Philip Alexander Bruce
Born (1856-03-07)March 7, 1856
Died August 16, 1933(1933-08-16) (aged 77)
Charlottesville, VA, USA
Occupation Historian
Nationality American
Period 1889 - 1933
Subject American History, Southern History, Virginian History

Philip Alexander Bruce (March 7, 1856 – August 16, 1933) was an American historian who specialized in the history of the Commonwealth of Virginia. Author of over a dozen volumes of history, Bruce's scope ranged from the first Virginia settlements to the early 20th century. He is known for writing the first complete history of the University of Virginia, descriptions of the lives of the original settlers of Virginia, and for his insights into Thomas Jefferson's wide-ranging intellect.

Bruce was born into a plantation family in Charlotte County, Virginia; his younger brother was William Cabell Bruce, later a US Senator from Maryland. Philip studied literature and history at the University of Virginia, graduating in 1876; he went on to get an LL.B. from Harvard University in 1879. He married Elizabeth Tunstall Taylor Newton on October 19, 1896, and together had one child, a daughter.

Bruce died at home in Charlottesville, Virginia on August 16, 1933 and was interred at the University of Virginia Cemetery.

Bruce began a long career as a published historian in 1889 with the publication of The Plantation Negro as a Freeman. His most notable research came with a series of three works on seventeenth century Virginia, covering the economic, social, and institutional frameworks of the first Virginia settlers, published between 1896 and 1910.

Bruce was the corresponding secretary of the Virginia Historical Society. He was awarded honorary doctorates by both The College of William and Mary and Washington and Lee University.
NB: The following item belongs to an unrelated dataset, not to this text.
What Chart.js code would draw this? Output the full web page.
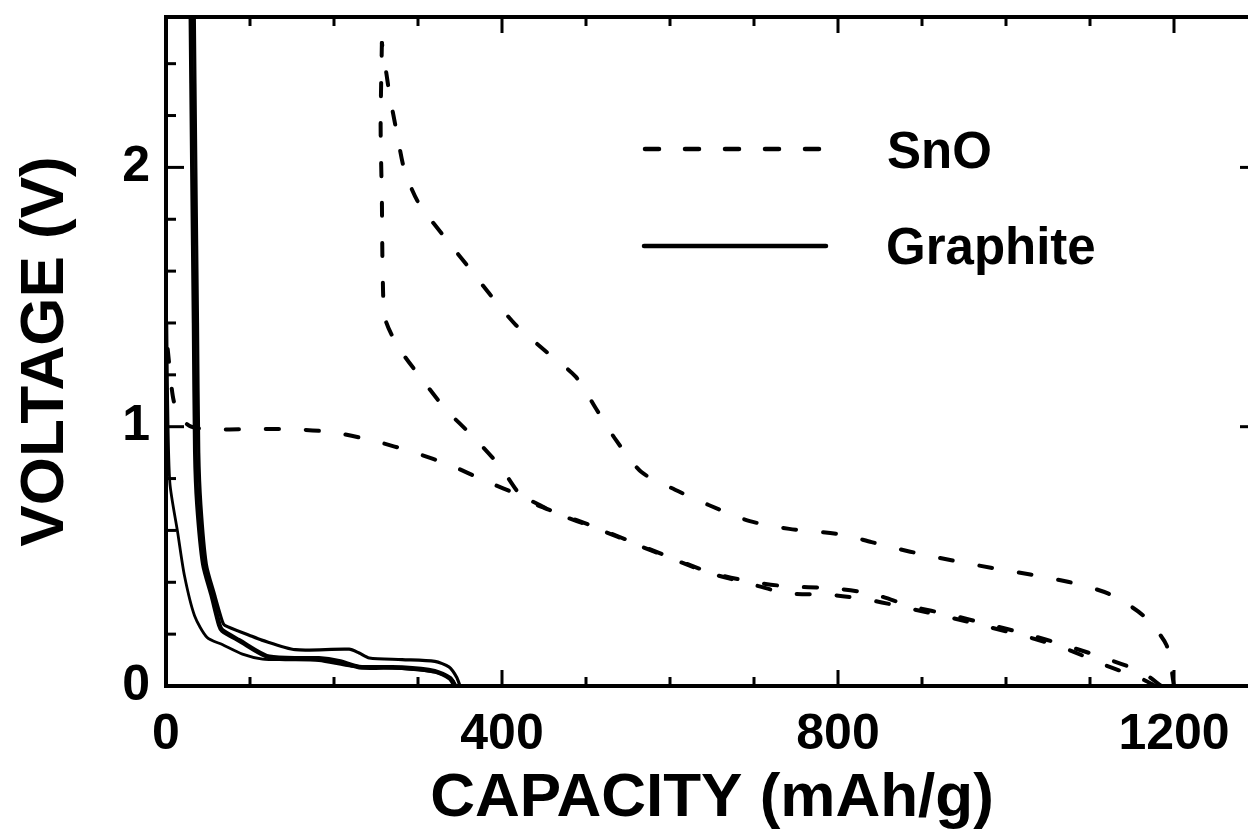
<!DOCTYPE html>
<html><head><meta charset="utf-8">
<script src="https://cdn.jsdelivr.net/npm/chart.js@4.4.1/dist/chart.umd.min.js"></script>
<style>
html,body{margin:0;padding:0;background:#fff;overflow:hidden;}
#wrap{position:absolute;left:0;top:0;width:1262px;height:833px;}
</style></head>
<body><div id="wrap"><canvas id="c" width="1262" height="833"></canvas></div>
<script>
// ---- tick labels ----
const capacityTicks = [0, 400, 800, 1200];
const capacityMinorTicks = [100, 200, 300, 500, 600, 700, 900, 1000, 1100, 1300];
const voltageTicks = [0, 1, 2];
const voltageMinorTicks = [0.2, 0.4, 0.6, 0.8, 1.2, 1.4, 1.6, 1.8, 2.2, 2.4];
const seriesNames = ['SnO', 'Graphite'];

// ---- SnO (dashed) ----
const snoDis1Cap = [2, 8, 15, 30, 51, 100, 153, 200, 248, 296, 338, 380, 424, 467, 511, 565, 646, 692, 739, 790, 840, 888, 934, 980, 1025, 1071, 1120, 1162, 1178];
const snoDis1V   = [1.3, 1.12, 1.04, 1.0, 0.989, 0.991, 0.99, 0.978, 0.945, 0.9, 0.852, 0.791, 0.731, 0.663, 0.61, 0.539, 0.437, 0.397, 0.358, 0.352, 0.33, 0.297, 0.264, 0.227, 0.19, 0.144, 0.078, 0.027, 0];
const snoChargeCap = [1200, 1191, 1163, 1122, 1075, 1029, 982, 935, 886, 840, 803, 742, 695, 646, 606, 566, 536, 512, 488, 452, 416, 386, 358, 330, 301, 284, 275, 266, 259, 257];
const snoChargeV   = [0, 0.158, 0.273, 0.356, 0.401, 0.43, 0.456, 0.485, 0.518, 0.555, 0.585, 0.606, 0.636, 0.698, 0.757, 0.825, 0.947, 1.069, 1.192, 1.291, 1.394, 1.509, 1.624, 1.738, 1.861, 1.988, 2.13, 2.284, 2.438, 2.48];
const snoDis2Cap = [257, 255.5, 257, 258, 261, 277, 305, 333, 367, 398, 425, 467, 511, 565, 646, 692, 739, 790, 840, 888, 934, 980, 1025, 1071, 1120, 1162, 1185];
const snoDis2V   = [2.48, 2.16, 1.874, 1.585, 1.416, 1.305, 1.182, 1.067, 0.957, 0.846, 0.727, 0.666, 0.613, 0.542, 0.44, 0.405, 0.384, 0.378, 0.356, 0.307, 0.274, 0.237, 0.2, 0.156, 0.105, 0.053, 0];

// ---- Graphite (solid) ----
const grChargeCap = [33.5, 35.5, 37.5, 39, 41.5, 48, 58, 67, 70, 99, 114, 154, 218, 230, 242, 281, 320, 337, 346, 350];
const grChargeV   = [2.65, 2.0, 1.4, 0.9, 0.7, 0.47, 0.35, 0.25, 0.234, 0.196, 0.177, 0.14, 0.142, 0.127, 0.108, 0.102, 0.095, 0.073, 0.034, 0];
const grDis2Cap = [29.5, 31.5, 33.5, 35, 37.5, 44.5, 54.5, 63.5, 67, 87, 123, 182, 206, 230, 281, 320, 338, 344];
const grDis2V   = [2.65, 2.0, 1.4, 0.9, 0.7, 0.47, 0.35, 0.235, 0.214, 0.176, 0.112, 0.106, 0.095, 0.073, 0.071, 0.057, 0.03, 0];
const grDis1Cap = [1, 2, 4.6, 14, 22, 34, 49, 67, 91, 115, 142, 182, 221, 281, 320, 341, 345];
const grDis1V   = [1.4, 1.1, 0.783, 0.59, 0.425, 0.271, 0.187, 0.16, 0.123, 0.104, 0.101, 0.098, 0.076, 0.067, 0.053, 0.023, 0];

const FONT = '"Liberation Sans", Arial, Helvetica, sans-serif';
function pts(xs, ys) { return xs.map((x, i) => ({ x: x, y: ys[i] })); }

const dashStyle = { borderColor: '#000', borderWidth: 4, borderDash: [13, 27], borderCapStyle: 'round', pointRadius: 0, showLine: true, tension: 0.25, fill: false };
const solidStyle = { borderColor: '#000', pointRadius: 0, showLine: true, tension: 0.25, fill: false, borderJoinStyle: 'round' };

const datasets = [
  Object.assign({ label: seriesNames[0], data: pts(snoDis1Cap, snoDis1V) }, dashStyle),
  Object.assign({ label: seriesNames[0], data: pts(snoChargeCap, snoChargeV) }, dashStyle),
  Object.assign({ label: seriesNames[0], data: pts(snoDis2Cap, snoDis2V) }, dashStyle),
  Object.assign({ label: seriesNames[1], data: pts(grDis1Cap, grDis1V), borderWidth: 2.8 }, solidStyle),
  Object.assign({ label: seriesNames[1], data: pts(grChargeCap, grChargeV), borderWidth: 3.2 }, solidStyle),
  Object.assign({ label: seriesNames[1], data: pts(grDis2Cap, grDis2V), borderWidth: 4.8 }, solidStyle)
];

const bgPlugin = {
  id: 'bg',
  beforeDraw(chart) {
    const c = chart.ctx; c.save(); c.fillStyle = '#fff'; c.fillRect(0, 0, chart.width, chart.height); c.restore();
  }
};

const framePlugin = {
  id: 'frame',
  afterDatasetsDraw(chart) {
    const c = chart.ctx, a = chart.chartArea, xs = chart.scales.x, ys = chart.scales.y;
    c.save();
    c.strokeStyle = '#000';
    c.lineWidth = 4;
    c.lineCap = 'square';
    c.strokeRect(a.left, a.top, a.right - a.left, a.bottom - a.top);
    c.lineWidth = 3;
    c.lineCap = 'butt';
    const xt = capacityTicks.map(v => [v, 16]).concat(capacityMinorTicks.map(v => [v, 9]));
    xt.forEach(([v, len]) => {
      const px = xs.getPixelForValue(v);
      c.beginPath(); c.moveTo(px, a.bottom); c.lineTo(px, a.bottom - len); c.stroke();
      c.beginPath(); c.moveTo(px, a.top); c.lineTo(px, a.top + len); c.stroke();
    });
    const yt = voltageTicks.map(v => [v, 18]).concat(voltageMinorTicks.map(v => [v, 10]));
    yt.forEach(([v, len]) => {
      const py = ys.getPixelForValue(v);
      c.beginPath(); c.moveTo(a.left, py); c.lineTo(a.left + len, py); c.stroke();
      c.beginPath(); c.moveTo(a.right, py); c.lineTo(a.right - len, py); c.stroke();
    });
    c.restore();
  }
};

const legendPlugin = {
  id: 'customLegend',
  afterDraw(chart) {
    const c = chart.ctx;
    c.save();
    c.strokeStyle = '#000';
    c.lineWidth = 4.5;
    c.lineCap = 'round';
    c.setLineDash([14, 26]);
    c.beginPath(); c.moveTo(645, 149); c.lineTo(825, 149); c.stroke();
    c.setLineDash([]);
    c.beginPath(); c.moveTo(644, 246); c.lineTo(826, 246); c.stroke();
    c.fillStyle = '#000';
    c.font = 'bold 51px ' + FONT;
    c.textBaseline = 'alphabetic';
    c.textAlign = 'left';
    c.fillText(seriesNames[0], 887, 168);
    c.fillText(seriesNames[1], 886, 264);
    c.restore();
  }
};

new Chart(document.getElementById('c').getContext('2d'), {
  type: 'scatter',
  data: { datasets: datasets },
  options: {
    responsive: false,
    animation: false,
    events: [],
    layout: { padding: { top: 17, right: 4, left: 0, bottom: 0 } },
    plugins: { legend: { display: false }, tooltip: { enabled: false } },
    scales: {
      x: {
        type: 'linear', min: 0, max: 1300,
        afterFit(s) { s.height = 147; s.paddingLeft = 0; s.paddingRight = 0; },
        afterBuildTicks(s) { s.ticks = capacityTicks.map(v => ({ value: v })); },
        grid: { display: false, drawTicks: false },
        border: { display: false },
        ticks: { font: { size: 50, weight: 'bold', family: FONT }, color: '#000', padding: 19, maxRotation: 0, autoSkip: false, callback: v => String(v) },
        title: { display: true, text: 'CAPACITY (mAh/g)', color: '#000', font: { size: 62, weight: 'bold', family: FONT, lineHeight: 1 }, padding: { top: 0, bottom: 3 } }
      },
      y: {
        type: 'linear', min: 0, max: 2.58,
        afterFit(s) { s.width = 166; s.paddingTop = 0; s.paddingBottom = 0; },
        afterBuildTicks(s) { s.ticks = voltageTicks.map(v => ({ value: v })); },
        grid: { display: false, drawTicks: false },
        border: { display: false },
        ticks: { font: { size: 50, weight: 'bold', family: FONT }, color: '#000', padding: 16, autoSkip: false, callback: v => String(v) },
        title: { display: true, text: 'VOLTAGE (V)', color: '#000', font: { size: 62, weight: 'bold', family: FONT, lineHeight: 1 }, padding: { top: 15, bottom: 0 } }
      }
    }
  },
  plugins: [bgPlugin, framePlugin, legendPlugin]
});
</script>
</body></html>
In the last decade of his life, Bruce authored a five-volume history of the first hundred years of the University of Virginia, which is credited for expanding the historical perspective on the talents of Thomas Jefferson, and co-authored a five-volume history of the Commonwealth of Virginia. He died after a long illness at his home near Charlottesville. He is remembered for attempts to raise the consciousness of Northern readers to Virginia’s contributions to the history of the United States through a series of letters to the New York Times on such topics as the claim of Virginia's House of Burgesses as the second elected legislature after the British Parliament and the importance of Jamestown as the first permanent English settlement in the Americas.